### Records for this task
++++
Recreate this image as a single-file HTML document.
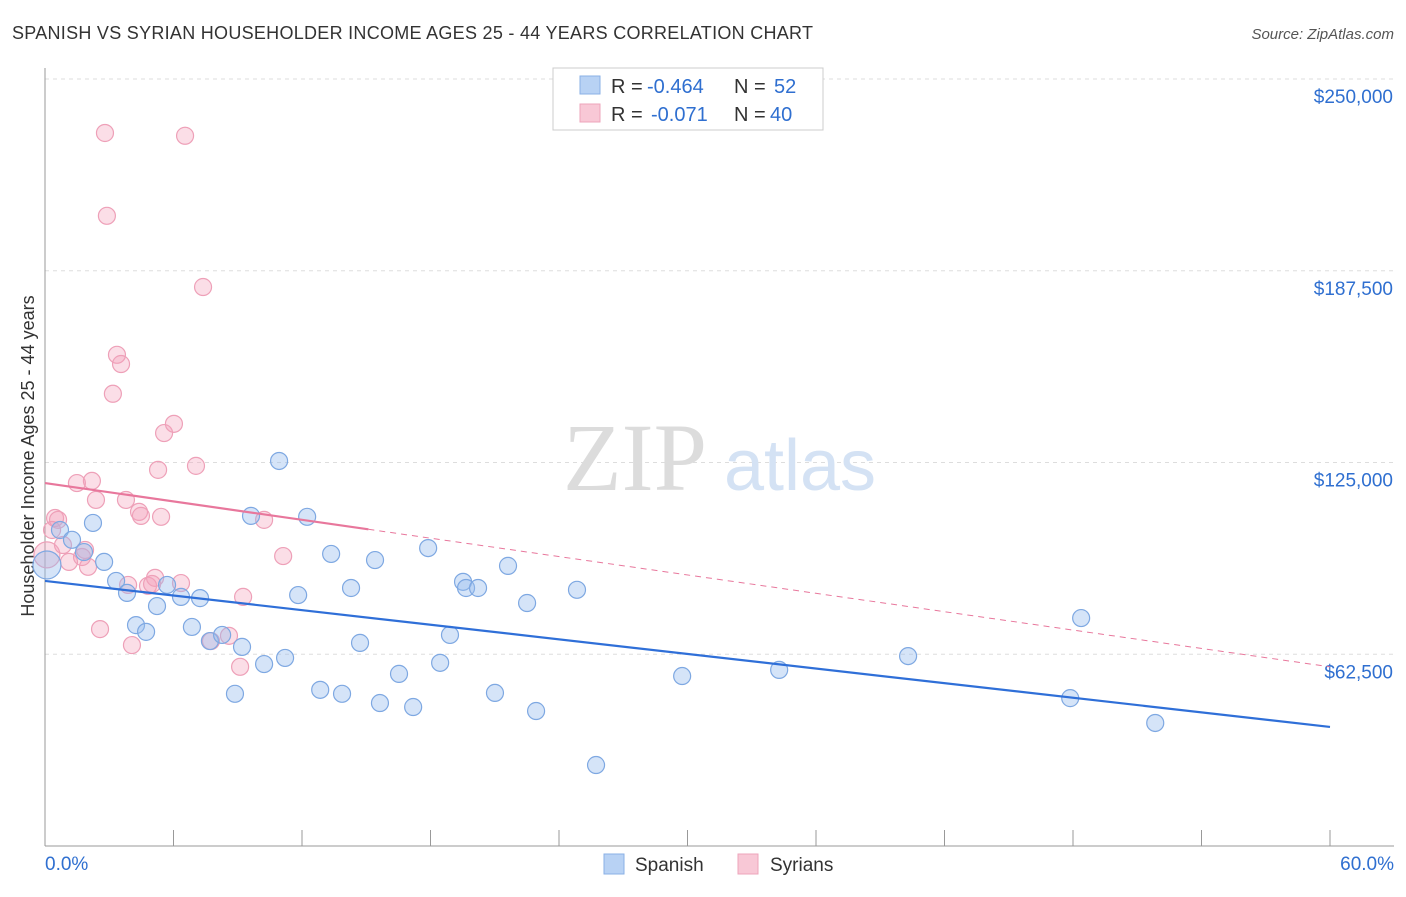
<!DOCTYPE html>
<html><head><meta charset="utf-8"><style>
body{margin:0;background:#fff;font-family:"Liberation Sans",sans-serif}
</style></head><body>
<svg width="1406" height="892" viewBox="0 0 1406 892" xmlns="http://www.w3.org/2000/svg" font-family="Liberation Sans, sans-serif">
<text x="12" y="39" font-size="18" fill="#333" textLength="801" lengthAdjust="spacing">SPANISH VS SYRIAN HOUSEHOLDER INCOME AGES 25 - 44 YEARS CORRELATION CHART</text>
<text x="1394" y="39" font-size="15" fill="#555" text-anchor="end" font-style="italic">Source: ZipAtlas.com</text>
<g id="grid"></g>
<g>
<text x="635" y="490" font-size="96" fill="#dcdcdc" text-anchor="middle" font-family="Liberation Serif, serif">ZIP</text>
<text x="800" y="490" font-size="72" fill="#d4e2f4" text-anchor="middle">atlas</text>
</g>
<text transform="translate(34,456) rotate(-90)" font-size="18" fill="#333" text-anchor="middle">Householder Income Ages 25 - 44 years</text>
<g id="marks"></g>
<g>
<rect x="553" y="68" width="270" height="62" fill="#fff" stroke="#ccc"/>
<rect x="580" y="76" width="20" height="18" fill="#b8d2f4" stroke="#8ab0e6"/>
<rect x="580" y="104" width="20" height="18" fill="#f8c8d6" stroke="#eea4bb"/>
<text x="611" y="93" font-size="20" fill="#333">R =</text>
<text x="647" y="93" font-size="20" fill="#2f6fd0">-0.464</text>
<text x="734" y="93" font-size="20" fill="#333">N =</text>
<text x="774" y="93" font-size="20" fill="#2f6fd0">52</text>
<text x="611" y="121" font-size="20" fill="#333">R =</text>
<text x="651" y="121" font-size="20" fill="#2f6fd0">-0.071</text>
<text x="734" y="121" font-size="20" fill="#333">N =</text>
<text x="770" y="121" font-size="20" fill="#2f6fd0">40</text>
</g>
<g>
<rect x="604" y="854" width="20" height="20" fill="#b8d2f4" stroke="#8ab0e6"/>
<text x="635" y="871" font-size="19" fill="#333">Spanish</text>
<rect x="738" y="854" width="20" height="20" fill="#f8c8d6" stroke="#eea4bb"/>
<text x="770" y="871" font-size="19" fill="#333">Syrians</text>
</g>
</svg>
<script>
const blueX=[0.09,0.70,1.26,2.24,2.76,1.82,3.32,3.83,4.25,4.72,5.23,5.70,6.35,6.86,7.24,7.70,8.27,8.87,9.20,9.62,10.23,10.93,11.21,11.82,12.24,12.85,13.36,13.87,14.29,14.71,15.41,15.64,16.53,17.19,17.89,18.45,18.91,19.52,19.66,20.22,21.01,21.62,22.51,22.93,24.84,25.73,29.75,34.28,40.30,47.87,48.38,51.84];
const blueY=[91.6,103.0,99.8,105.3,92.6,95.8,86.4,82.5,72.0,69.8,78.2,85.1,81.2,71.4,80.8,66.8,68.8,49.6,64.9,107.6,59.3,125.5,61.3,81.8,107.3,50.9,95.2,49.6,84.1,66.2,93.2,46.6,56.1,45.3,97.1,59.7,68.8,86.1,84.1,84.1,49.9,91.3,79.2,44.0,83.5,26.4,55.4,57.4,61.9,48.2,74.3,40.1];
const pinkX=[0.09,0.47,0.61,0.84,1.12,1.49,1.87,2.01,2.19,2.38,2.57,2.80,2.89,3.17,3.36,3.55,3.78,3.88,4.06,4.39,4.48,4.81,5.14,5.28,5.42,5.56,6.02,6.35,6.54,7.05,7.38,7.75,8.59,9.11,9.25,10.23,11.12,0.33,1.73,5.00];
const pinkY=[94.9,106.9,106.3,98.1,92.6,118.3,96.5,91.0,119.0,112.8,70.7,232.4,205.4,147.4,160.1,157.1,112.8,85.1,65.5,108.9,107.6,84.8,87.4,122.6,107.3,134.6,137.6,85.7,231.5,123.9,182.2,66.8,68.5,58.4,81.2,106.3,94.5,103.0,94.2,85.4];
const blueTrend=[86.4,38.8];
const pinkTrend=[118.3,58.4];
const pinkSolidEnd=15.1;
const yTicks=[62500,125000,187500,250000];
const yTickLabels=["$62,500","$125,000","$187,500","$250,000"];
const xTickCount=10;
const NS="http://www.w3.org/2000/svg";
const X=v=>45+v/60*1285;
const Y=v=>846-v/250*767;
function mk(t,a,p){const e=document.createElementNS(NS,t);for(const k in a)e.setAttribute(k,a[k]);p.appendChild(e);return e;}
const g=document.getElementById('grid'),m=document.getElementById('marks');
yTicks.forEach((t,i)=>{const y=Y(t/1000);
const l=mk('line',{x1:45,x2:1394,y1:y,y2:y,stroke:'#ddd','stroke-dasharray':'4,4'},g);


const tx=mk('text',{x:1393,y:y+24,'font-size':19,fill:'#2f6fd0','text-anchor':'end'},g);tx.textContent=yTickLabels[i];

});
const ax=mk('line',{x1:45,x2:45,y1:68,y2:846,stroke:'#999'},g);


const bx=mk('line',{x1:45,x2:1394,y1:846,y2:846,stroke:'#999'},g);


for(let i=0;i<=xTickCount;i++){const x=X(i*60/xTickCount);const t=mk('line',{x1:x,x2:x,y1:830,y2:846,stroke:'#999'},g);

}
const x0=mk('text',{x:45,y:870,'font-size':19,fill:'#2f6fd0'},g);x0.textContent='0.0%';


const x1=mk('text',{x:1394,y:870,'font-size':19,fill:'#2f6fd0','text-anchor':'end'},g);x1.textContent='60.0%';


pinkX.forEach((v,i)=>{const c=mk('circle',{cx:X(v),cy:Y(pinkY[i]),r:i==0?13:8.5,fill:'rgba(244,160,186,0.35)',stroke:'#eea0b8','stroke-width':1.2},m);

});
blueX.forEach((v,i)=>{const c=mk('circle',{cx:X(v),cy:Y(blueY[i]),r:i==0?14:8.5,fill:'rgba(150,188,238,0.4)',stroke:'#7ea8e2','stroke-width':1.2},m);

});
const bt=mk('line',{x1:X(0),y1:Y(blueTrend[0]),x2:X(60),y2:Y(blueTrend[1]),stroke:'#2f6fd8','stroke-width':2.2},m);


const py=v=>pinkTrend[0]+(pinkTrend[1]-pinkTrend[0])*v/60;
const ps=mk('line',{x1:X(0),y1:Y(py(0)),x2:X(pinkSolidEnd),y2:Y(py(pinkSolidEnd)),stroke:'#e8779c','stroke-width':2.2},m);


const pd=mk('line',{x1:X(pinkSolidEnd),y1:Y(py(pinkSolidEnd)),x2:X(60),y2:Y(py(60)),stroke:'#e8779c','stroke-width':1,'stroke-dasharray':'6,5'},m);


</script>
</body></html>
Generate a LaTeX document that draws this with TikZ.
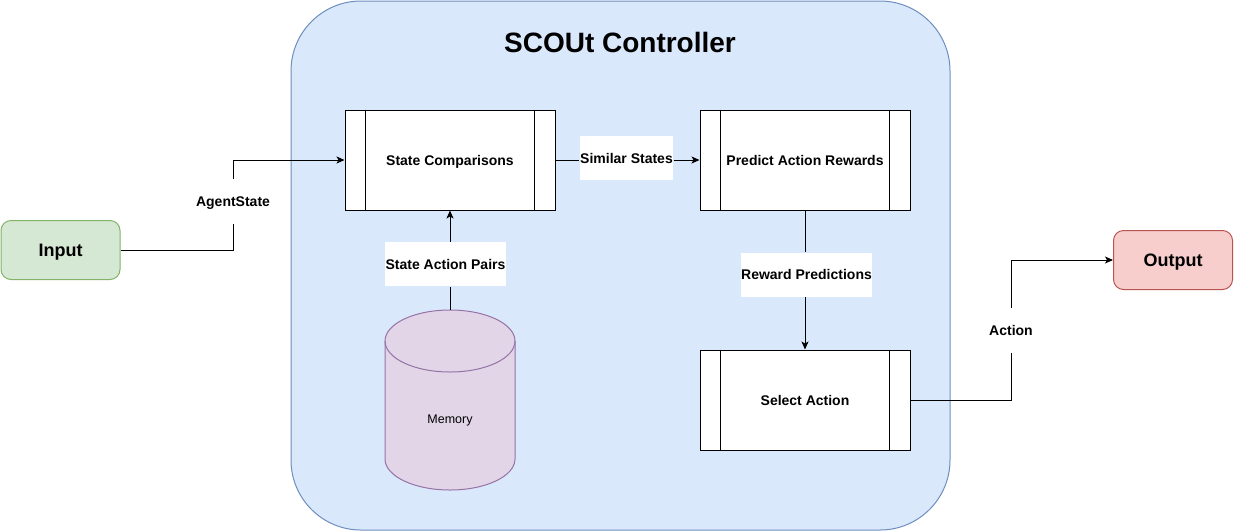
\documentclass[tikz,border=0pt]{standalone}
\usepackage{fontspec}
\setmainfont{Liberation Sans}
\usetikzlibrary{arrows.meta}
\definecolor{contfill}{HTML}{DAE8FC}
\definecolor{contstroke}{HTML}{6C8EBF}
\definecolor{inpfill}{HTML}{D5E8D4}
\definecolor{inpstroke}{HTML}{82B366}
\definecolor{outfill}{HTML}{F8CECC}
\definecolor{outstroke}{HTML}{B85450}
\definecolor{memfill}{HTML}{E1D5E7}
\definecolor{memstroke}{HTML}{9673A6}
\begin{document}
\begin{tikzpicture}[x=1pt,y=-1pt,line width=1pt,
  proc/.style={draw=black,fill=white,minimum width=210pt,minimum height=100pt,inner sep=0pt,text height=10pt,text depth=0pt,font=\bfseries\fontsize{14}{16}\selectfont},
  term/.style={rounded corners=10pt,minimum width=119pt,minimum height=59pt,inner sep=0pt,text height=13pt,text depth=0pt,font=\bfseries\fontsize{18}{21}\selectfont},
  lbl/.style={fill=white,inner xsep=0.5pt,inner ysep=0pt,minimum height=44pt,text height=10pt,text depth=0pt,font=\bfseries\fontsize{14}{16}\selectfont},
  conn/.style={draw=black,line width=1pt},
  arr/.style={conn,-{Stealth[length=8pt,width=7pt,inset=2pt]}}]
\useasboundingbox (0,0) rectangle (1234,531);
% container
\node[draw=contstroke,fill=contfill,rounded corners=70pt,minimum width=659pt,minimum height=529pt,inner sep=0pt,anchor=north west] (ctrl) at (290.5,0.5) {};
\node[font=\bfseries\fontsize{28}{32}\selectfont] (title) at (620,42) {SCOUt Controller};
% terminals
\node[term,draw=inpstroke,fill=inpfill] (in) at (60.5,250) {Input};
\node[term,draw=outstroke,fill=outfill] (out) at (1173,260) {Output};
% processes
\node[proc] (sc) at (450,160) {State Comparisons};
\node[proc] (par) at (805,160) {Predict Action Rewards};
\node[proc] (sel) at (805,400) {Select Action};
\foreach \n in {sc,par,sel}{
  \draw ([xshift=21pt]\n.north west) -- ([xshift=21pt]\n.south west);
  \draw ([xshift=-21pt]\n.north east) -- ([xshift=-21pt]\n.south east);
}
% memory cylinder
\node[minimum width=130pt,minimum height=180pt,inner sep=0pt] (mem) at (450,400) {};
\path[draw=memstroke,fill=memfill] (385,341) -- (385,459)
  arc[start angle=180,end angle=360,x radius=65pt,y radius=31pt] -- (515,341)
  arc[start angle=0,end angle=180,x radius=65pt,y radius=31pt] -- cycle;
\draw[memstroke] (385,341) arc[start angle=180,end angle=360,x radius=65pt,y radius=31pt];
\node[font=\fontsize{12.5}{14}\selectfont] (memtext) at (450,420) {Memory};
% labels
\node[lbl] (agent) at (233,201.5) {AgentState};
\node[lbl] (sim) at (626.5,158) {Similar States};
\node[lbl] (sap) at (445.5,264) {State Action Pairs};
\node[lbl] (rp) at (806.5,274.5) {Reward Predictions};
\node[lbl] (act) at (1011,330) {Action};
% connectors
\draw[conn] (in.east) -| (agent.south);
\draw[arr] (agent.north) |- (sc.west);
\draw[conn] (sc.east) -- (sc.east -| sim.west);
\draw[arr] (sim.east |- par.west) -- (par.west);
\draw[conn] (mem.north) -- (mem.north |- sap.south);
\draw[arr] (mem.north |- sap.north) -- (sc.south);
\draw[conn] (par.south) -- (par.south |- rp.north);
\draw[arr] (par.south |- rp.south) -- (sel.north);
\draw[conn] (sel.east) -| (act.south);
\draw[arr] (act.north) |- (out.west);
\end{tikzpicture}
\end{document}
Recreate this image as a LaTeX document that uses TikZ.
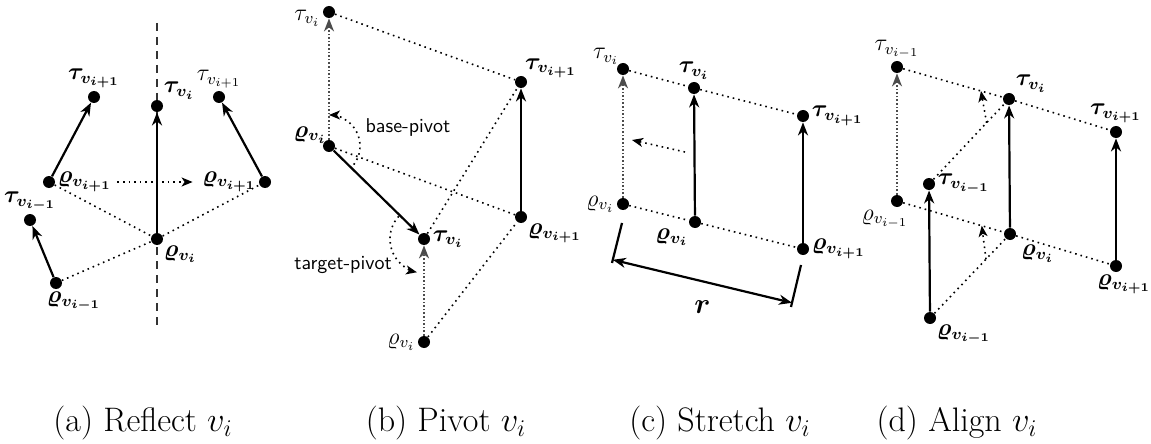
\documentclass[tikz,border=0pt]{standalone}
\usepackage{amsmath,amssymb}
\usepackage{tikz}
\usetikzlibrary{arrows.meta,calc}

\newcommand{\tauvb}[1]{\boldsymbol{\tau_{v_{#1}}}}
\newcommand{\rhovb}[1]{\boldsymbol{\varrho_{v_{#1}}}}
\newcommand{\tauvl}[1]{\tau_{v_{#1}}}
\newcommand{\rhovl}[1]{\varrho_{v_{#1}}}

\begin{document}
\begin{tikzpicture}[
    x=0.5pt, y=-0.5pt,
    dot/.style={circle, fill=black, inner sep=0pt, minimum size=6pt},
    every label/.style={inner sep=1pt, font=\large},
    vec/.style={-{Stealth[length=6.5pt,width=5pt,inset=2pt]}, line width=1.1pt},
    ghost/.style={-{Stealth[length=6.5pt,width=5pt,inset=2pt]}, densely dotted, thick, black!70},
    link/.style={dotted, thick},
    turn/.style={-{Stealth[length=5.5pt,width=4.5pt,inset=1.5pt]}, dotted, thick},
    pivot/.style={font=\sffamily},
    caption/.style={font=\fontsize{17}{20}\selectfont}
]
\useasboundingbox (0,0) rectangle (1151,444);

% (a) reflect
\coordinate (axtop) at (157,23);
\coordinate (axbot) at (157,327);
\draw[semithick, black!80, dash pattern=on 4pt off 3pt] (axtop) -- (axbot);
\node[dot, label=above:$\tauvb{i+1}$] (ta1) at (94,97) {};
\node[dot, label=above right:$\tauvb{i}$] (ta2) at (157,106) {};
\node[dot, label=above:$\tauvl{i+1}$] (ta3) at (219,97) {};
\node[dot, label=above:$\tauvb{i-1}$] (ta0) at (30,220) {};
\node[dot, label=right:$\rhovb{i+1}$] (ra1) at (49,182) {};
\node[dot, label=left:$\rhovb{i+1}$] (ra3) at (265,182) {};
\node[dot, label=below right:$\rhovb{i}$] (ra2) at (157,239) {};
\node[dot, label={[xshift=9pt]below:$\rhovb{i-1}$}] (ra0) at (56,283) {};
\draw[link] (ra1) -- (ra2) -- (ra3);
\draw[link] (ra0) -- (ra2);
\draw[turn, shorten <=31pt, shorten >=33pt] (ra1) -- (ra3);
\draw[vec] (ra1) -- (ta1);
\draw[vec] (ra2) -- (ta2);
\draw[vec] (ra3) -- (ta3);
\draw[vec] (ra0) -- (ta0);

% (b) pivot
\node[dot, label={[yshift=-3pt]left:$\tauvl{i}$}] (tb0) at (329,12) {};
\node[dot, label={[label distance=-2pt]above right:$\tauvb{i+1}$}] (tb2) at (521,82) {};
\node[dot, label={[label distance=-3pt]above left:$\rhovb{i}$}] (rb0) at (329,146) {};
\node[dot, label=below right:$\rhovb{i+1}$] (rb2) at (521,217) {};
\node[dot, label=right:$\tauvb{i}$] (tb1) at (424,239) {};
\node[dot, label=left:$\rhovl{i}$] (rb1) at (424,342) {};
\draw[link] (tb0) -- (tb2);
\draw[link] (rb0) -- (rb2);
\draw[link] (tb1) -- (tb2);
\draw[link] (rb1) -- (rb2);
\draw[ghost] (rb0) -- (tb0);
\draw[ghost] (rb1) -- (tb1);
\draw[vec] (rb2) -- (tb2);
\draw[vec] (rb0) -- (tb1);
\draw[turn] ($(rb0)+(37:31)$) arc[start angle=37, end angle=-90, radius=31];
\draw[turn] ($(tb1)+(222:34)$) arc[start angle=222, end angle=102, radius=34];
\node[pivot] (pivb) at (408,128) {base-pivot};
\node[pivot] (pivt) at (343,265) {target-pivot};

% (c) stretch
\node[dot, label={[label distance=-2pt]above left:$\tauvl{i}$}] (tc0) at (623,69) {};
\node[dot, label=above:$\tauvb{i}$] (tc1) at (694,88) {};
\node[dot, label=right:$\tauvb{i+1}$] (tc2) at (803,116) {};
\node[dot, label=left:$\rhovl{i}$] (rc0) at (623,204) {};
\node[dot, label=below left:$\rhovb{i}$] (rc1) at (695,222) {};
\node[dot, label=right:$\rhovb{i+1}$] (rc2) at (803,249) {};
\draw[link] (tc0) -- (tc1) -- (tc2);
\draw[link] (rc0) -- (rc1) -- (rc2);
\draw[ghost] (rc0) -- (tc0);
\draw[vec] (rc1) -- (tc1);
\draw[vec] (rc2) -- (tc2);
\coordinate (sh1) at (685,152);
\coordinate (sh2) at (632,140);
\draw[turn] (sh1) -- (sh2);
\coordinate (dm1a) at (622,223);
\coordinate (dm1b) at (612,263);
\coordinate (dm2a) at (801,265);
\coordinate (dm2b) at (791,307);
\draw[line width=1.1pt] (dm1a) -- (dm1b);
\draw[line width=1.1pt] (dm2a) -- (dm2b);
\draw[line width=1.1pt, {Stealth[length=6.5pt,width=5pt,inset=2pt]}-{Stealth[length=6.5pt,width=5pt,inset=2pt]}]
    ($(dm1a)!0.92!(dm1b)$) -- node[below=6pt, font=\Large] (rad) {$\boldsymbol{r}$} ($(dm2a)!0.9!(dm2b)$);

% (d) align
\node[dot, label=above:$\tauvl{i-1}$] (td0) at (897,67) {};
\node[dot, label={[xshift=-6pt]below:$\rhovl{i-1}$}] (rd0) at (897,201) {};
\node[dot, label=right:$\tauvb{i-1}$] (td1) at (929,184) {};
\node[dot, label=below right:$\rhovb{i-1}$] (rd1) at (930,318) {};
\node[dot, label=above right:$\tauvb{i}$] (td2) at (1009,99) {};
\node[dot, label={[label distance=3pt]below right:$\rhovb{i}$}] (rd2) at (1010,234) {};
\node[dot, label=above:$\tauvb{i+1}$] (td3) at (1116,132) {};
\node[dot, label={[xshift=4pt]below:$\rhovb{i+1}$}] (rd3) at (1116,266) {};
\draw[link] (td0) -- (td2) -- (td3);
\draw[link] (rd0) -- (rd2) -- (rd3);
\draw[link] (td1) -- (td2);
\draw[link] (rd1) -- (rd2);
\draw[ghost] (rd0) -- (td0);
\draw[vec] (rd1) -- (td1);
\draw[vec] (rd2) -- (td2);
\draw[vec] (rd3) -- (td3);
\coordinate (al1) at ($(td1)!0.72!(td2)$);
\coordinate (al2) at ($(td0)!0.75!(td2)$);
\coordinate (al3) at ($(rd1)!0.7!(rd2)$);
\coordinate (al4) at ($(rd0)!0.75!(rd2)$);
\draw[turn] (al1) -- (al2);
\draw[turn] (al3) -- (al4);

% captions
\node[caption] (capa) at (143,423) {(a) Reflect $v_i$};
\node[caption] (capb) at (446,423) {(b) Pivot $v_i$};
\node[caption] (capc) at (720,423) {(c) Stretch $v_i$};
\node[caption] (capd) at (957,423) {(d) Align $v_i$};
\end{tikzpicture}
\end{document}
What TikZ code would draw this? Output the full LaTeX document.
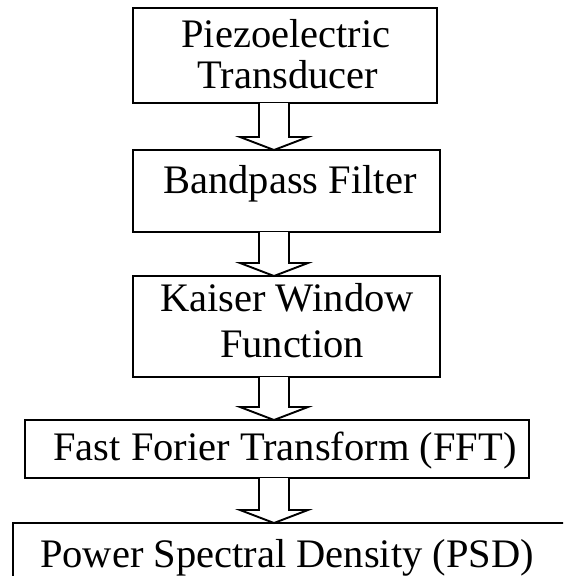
++++
### Objective
Word for word, repeat the lines above from the one with "Recreate this image as a LaTeX" through the one with "(0,0) rectangle (1151,444);", and nothing beyond them. Omit the pictures.

### Reply
Recreate this image as a LaTeX document that uses TikZ.
\documentclass[tikz,border=0pt]{standalone}
\usepackage{amsmath,amssymb}
\usepackage{tikz}
\usetikzlibrary{arrows.meta,calc}

\newcommand{\tauvb}[1]{\boldsymbol{\tau_{v_{#1}}}}
\newcommand{\rhovb}[1]{\boldsymbol{\varrho_{v_{#1}}}}
\newcommand{\tauvl}[1]{\tau_{v_{#1}}}
\newcommand{\rhovl}[1]{\varrho_{v_{#1}}}

\begin{document}
\begin{tikzpicture}[
    x=0.5pt, y=-0.5pt,
    dot/.style={circle, fill=black, inner sep=0pt, minimum size=6pt},
    every label/.style={inner sep=1pt, font=\large},
    vec/.style={-{Stealth[length=6.5pt,width=5pt,inset=2pt]}, line width=1.1pt},
    ghost/.style={-{Stealth[length=6.5pt,width=5pt,inset=2pt]}, densely dotted, thick, black!70},
    link/.style={dotted, thick},
    turn/.style={-{Stealth[length=5.5pt,width=4.5pt,inset=1.5pt]}, dotted, thick},
    pivot/.style={font=\sffamily},
    caption/.style={font=\fontsize{17}{20}\selectfont}
]
\useasboundingbox (0,0) rectangle (1151,444);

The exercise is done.